**Job:**
Output nothing but the lines from the one with "Write the matplotlib code for this chart." through the one with "from matplotlib.patches import Polygon", including both. Leave the pictures out of the copy.

Code that draws figures
----------

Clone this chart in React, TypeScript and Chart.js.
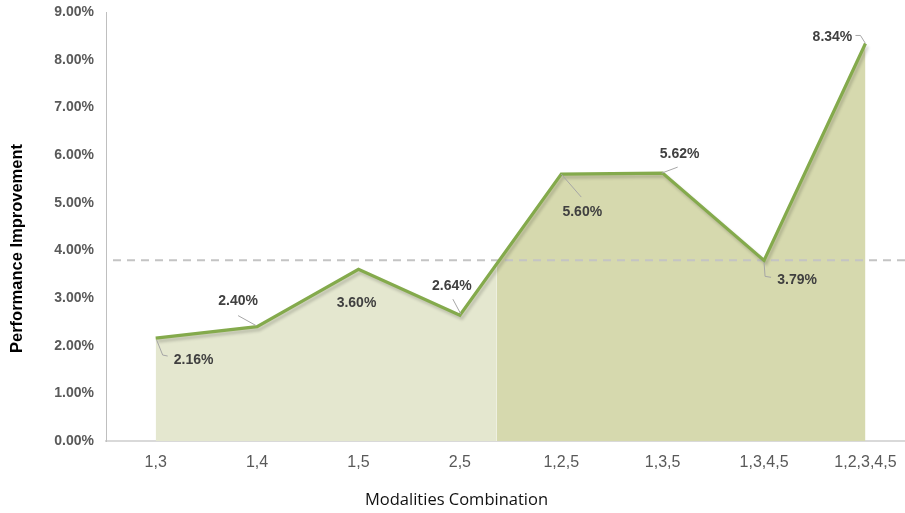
import React, { useEffect, useRef } from "react";
import { Chart, registerables } from "chart.js";

Chart.register(...registerables);

const categories = ["1,3", "1,4", "1,5", "2,5", "1,2,5", "1,3,5", "1,3,4,5", "1,2,3,4,5"];
const improvements = [2.16, 2.4, 3.6, 2.64, 5.6, 5.62, 3.79, 8.34];
const referenceValue = 3.79;
const yTickValues = [0, 1, 2, 3, 4, 5, 6, 7, 8, 9];
const xTitle = "Modalities Combination";
const yTitle = "Performance Improvement";

// label placement (style only): offset of label centre from the point, and leader path relative to point
const labelStyles = [
  { dx: 38, dy: 22, leader: [[1, 2], [7, 17], [12, 18]] },
  { dx: -19, dy: -25, leader: [[-1, -1], [-19, -11]] },
  { dx: -2, dy: 34, leader: [] },
  { dx: -8, dy: -29, leader: [[1, -1], [-7, -16]] },
  { dx: 21, dy: 38, leader: [[0, 0], [20, 23]] },
  { dx: 17, dy: -19, leader: [[-1, 0], [15, -6]] },
  { dx: 33, dy: 20, leader: [[0, 2], [1, 16], [7, 17]] },
  { dx: -33, dy: -6, leader: [[0, 0], [-5, -8], [-10, -8]] },
];

const LIGHT = "#e4e7cf";
const DARK = "#d6d9ae";
const LINE = "#84aa4c";

function firstUpCrossing(): number {
  for (let i = 0; i < improvements.length - 1; i++) {
    const a = improvements[i];
    const b = improvements[i + 1];
    if (a < referenceValue && b >= referenceValue) {
      return i + (referenceValue - a) / (b - a);
    }
  }
  return improvements.length - 1;
}

export default function App() {
  const ref = useRef<HTMLCanvasElement | null>(null);

  useEffect(() => {
    const canvas = ref.current;
    if (!canvas) return;

    const refLinePlugin = {
      id: "refLineShadow",
      beforeDatasetDraw(chart: any) {
        const { ctx, chartArea, scales } = chart;
        const y = scales.y.getPixelForValue(referenceValue);
        ctx.save();
        ctx.strokeStyle = "#c4c4c4";
        ctx.lineWidth = 2;
        ctx.setLineDash([8, 6]);
        ctx.beginPath();
        ctx.moveTo(chartArea.left + 7, y);
        ctx.lineTo(chartArea.right, y);
        ctx.stroke();
        ctx.restore();
        ctx.save();
        ctx.shadowColor = "rgba(0,0,0,0.18)";
        ctx.shadowBlur = 3;
        ctx.shadowOffsetX = 2;
        ctx.shadowOffsetY = 3;
      },
      afterDatasetDraw(chart: any) {
        chart.ctx.restore();
      },
      afterDatasetsDraw(chart: any) {
        const { ctx } = chart;
        const meta = chart.getDatasetMeta(0);
        ctx.save();
        ctx.font = "bold 14px 'Liberation Sans', Arial, sans-serif";
        ctx.fillStyle = "#404040";
        ctx.textAlign = "center";
        ctx.textBaseline = "middle";
        meta.data.forEach((pt: any, i: number) => {
          const st = labelStyles[i];
          if (st.leader.length > 1) {
            ctx.strokeStyle = "#a6a6a6";
            ctx.lineWidth = 1;
            ctx.beginPath();
            st.leader.forEach((p: number[], k: number) => {
              const x = pt.x + p[0];
              const yy = pt.y + p[1];
              if (k === 0) ctx.moveTo(x, yy);
              else ctx.lineTo(x, yy);
            });
            ctx.stroke();
          }
          ctx.fillText(improvements[i].toFixed(2) + "%", pt.x + st.dx, pt.y + st.dy);
        });
        ctx.restore();
      },
      afterDraw(chart: any) {
        const { ctx, width, height } = chart;
        ctx.save();
        ctx.textAlign = "center";
        ctx.textBaseline = "middle";
        ctx.fillStyle = "#111111";
        ctx.font = "16.5px 'Open Sans', 'Liberation Sans', Arial, sans-serif";
        ctx.fillText(xTitle, width / 2 + 4, height - 13);
        ctx.translate(17, height / 2 - 8);
        ctx.rotate(-Math.PI / 2);
        ctx.fillStyle = "#000000";
        ctx.font = "bold 16.5px 'Liberation Sans', Arial, sans-serif";
        ctx.fillText(yTitle, 0, 0);
        ctx.restore();
      },
    };

    const chart = new Chart(canvas, {
      type: "line",
      data: {
        datasets: [
          {
            data: improvements.map((v, i) => ({ x: i, y: v })),
            borderColor: LINE,
            borderWidth: 3.2,
            pointRadius: 0,
            tension: 0,
            fill: "origin",
            backgroundColor: (c: any) => {
              const ch = c.chart;
              const area = ch.chartArea;
              if (!area) return LIGHT;
              const sx = ch.scales.x.getPixelForValue(firstUpCrossing()) - 3;
              const f = (sx - area.left) / (area.right - area.left);
              const g = ch.ctx.createLinearGradient(area.left, 0, area.right, 0);
              g.addColorStop(0, LIGHT);
              g.addColorStop(Math.max(0, f - 0.0001), LIGHT);
              g.addColorStop(f, "#eef0e0");
              g.addColorStop(Math.min(1, f + 0.0013), "#eef0e0");
              g.addColorStop(Math.min(1, f + 0.0014), DARK);
              g.addColorStop(1, DARK);
              return g;
            },
          },
        ],
      },
      options: {
        animation: false,
        responsive: true,
        maintainAspectRatio: false,
        layout: { padding: { top: 12, right: 0, left: 0, bottom: 0 } },
        plugins: { legend: { display: false }, tooltip: { enabled: false } },
        scales: {
          x: {
            type: "linear",
            min: -0.49,
            max: 7.39,
            grid: { display: false, drawTicks: false },
            border: { display: true, color: "#d9d9d9", width: 2 },
            afterBuildTicks: (s: any) => {
              s.ticks = categories.map((_, i) => ({ value: i }));
            },
            ticks: {
              autoSkip: false,
              maxRotation: 0,
              padding: 12,
              color: "#595959",
              font: { family: "'Liberation Sans', Arial", size: 16 },
              callback: (v: any) => categories[Math.round(Number(v))] ?? "",
            },
            afterFit: (s: any) => {
              s.height = 72;
              s.paddingLeft = 0;
              s.paddingRight = 0;
            },
          },
          y: {
            min: 0,
            max: 9,
            grid: { display: false, drawTicks: false },
            border: { display: true, color: "#bfbfbf", width: 1 },
            afterBuildTicks: (s: any) => {
              s.ticks = yTickValues.map((v) => ({ value: v }));
            },
            ticks: {
              padding: 12,
              color: "#595959",
              font: { family: "'Liberation Sans', Arial", size: 14, weight: "bold" },
              callback: (v: any) => Number(v).toFixed(2) + "%",
            },
            afterFit: (s: any) => {
              s.width = 106;
              s.paddingTop = 0;
              s.paddingBottom = 0;
            },
          },
        },
      },
      plugins: [refLinePlugin],
    } as any);

    return () => chart.destroy();
  }, []);

  return (
    <div style={{ position: "fixed", left: 0, top: 0, width: 905, height: 513, background: "#fff" }}>
      <canvas ref={ref} />
    </div>
  );
}
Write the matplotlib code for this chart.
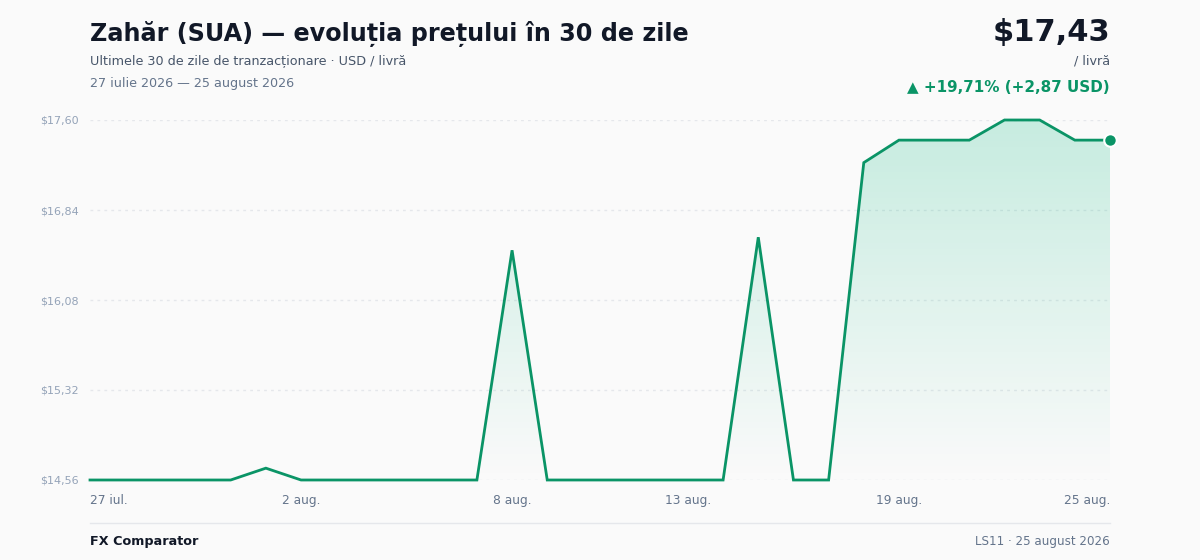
import matplotlib
matplotlib.use("Agg")
import matplotlib.pyplot as plt
import numpy as np
from matplotlib.colors import LinearSegmentedColormap
from matplotlib.patches import Polygon

# ---- data ----
dates = ["27 iul.", "28 iul.", "29 iul.", "30 iul.", "31 iul.",
         "1 aug.", "2 aug.", "3 aug.", "4 aug.", "5 aug.", "6 aug.",
         "7 aug.", "8 aug.", "9 aug.", "10 aug.", "11 aug.", "12 aug.",
         "13 aug.", "14 aug.", "15 aug.", "16 aug.", "17 aug.", "18 aug.",
         "19 aug.", "20 aug.", "21 aug.", "22 aug.", "23 aug.", "24 aug.",
         "25 aug."]
prices = [14.56, 14.56, 14.56, 14.56, 14.56, 14.66, 14.56, 14.56, 14.56,
          14.56, 14.56, 14.56, 16.50, 14.56, 14.56, 14.56, 14.56, 14.56,
          14.56, 16.61, 14.56, 14.56, 17.24, 17.43, 17.43, 17.43, 17.60,
          17.60, 17.43, 17.43]
y_ticks = [14.56, 15.32, 16.08, 16.84, 17.60]
x_tick_idx = [0, 6, 12, 17, 23, 29]

W, H = 1200, 560
BG = "#fafafa"
GREEN = "#0a9466"
DARK = "#111827"
GRAY = "#64748b"


def px(x, y):
    return x / W, 1 - y / H


fig = plt.figure(figsize=(12, 5.6), dpi=100, facecolor=BG)
ax = fig.add_axes([90 / W, 1 - 480 / H, 1020 / W, 360 / H])
ax.set_facecolor(BG)

x = np.arange(len(prices))
ymin, ymax = y_ticks[0], y_ticks[-1]
ax.set_xlim(0, len(prices) - 1)
ax.set_ylim(ymin, ymax)

# gradient fill under line
cmap = LinearSegmentedColormap.from_list(
    "g", [(0.06, 0.73, 0.51, 0.0), (0.06, 0.73, 0.51, 0.22)])
grad = np.linspace(0, 1, 256).reshape(-1, 1)
img = ax.imshow(grad, aspect="auto", cmap=cmap, origin="lower",
                extent=[0, len(prices) - 1, ymin, ymax], zorder=1)
verts = [(0, ymin)] + list(zip(x, prices)) + [(len(prices) - 1, ymin)]
poly = Polygon(verts, closed=True, facecolor="none", edgecolor="none")
ax.add_patch(poly)
img.set_clip_path(poly)

for t in y_ticks:
    ax.axhline(t, color="#e5e7eb", lw=1, ls=(0, (2, 3)), zorder=0)

ax.plot(x, prices, color=GREEN, lw=2, zorder=3, clip_on=False,
        solid_joinstyle="miter")
ax.plot(x[-1], prices[-1], "o", ms=9, color=GREEN, mec="white", mew=1.5,
        zorder=4, clip_on=False)

for s in ax.spines.values():
    s.set_visible(False)
ax.set_yticks(y_ticks)
ax.set_yticklabels(["$" + f"{t:.2f}".replace(".", ",") for t in y_ticks],
                   fontsize=8, color="#94a3b8")
ax.tick_params(axis="y", length=0, pad=8)
ax.set_xticks(x_tick_idx)
ax.set_xticklabels([dates[i] for i in x_tick_idx], fontsize=8.8, color=GRAY)
ax.tick_params(axis="x", length=0, pad=10)
labels = ax.get_xticklabels()
labels[0].set_ha("left")
labels[-1].set_ha("right")

# header
fig.text(*px(90, 34), "Zahăr (SUA) — evoluția prețului în 30 de zile",
         fontsize=17.2, fontweight="bold", color=DARK, va="center")
fig.text(*px(90, 61), "Ultimele 30 de zile de tranzacționare · USD / livră",
         fontsize=9.2, color="#475569", va="center")
fig.text(*px(90, 83), "27 iulie 2026 — 25 august 2026",
         fontsize=9.2, color=GRAY, va="center")
fig.text(*px(1110, 33), "$17,43", fontsize=22, fontweight="bold",
         color=DARK, va="center", ha="right")
fig.text(*px(1110, 61), "/ livră", fontsize=9.2, color="#475569",
         va="center", ha="right")
fig.text(*px(1110, 87), "▲ +19,71% (+2,87 USD)", fontsize=10.9,
         fontweight="bold", color=GREEN, va="center", ha="right")

# footer
fig.add_artist(plt.Line2D([90 / W, 1110 / W], [1 - 523 / H, 1 - 523 / H],
                          color="#e5e7eb", lw=1))
fig.text(*px(90, 541), "FX Comparator", fontsize=9.2, fontweight="bold",
         color=DARK, va="center")
fig.text(*px(1110, 541), "LS11 · 25 august 2026", fontsize=8.6,
         color=GRAY, va="center", ha="right")

fig.savefig("out.png", dpi=100, facecolor=BG)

----------

**The answer:**
Write the matplotlib code for this chart.
import matplotlib
matplotlib.use("Agg")
import matplotlib.pyplot as plt
import numpy as np
from matplotlib.colors import LinearSegmentedColormap
from matplotlib.patches import Polygon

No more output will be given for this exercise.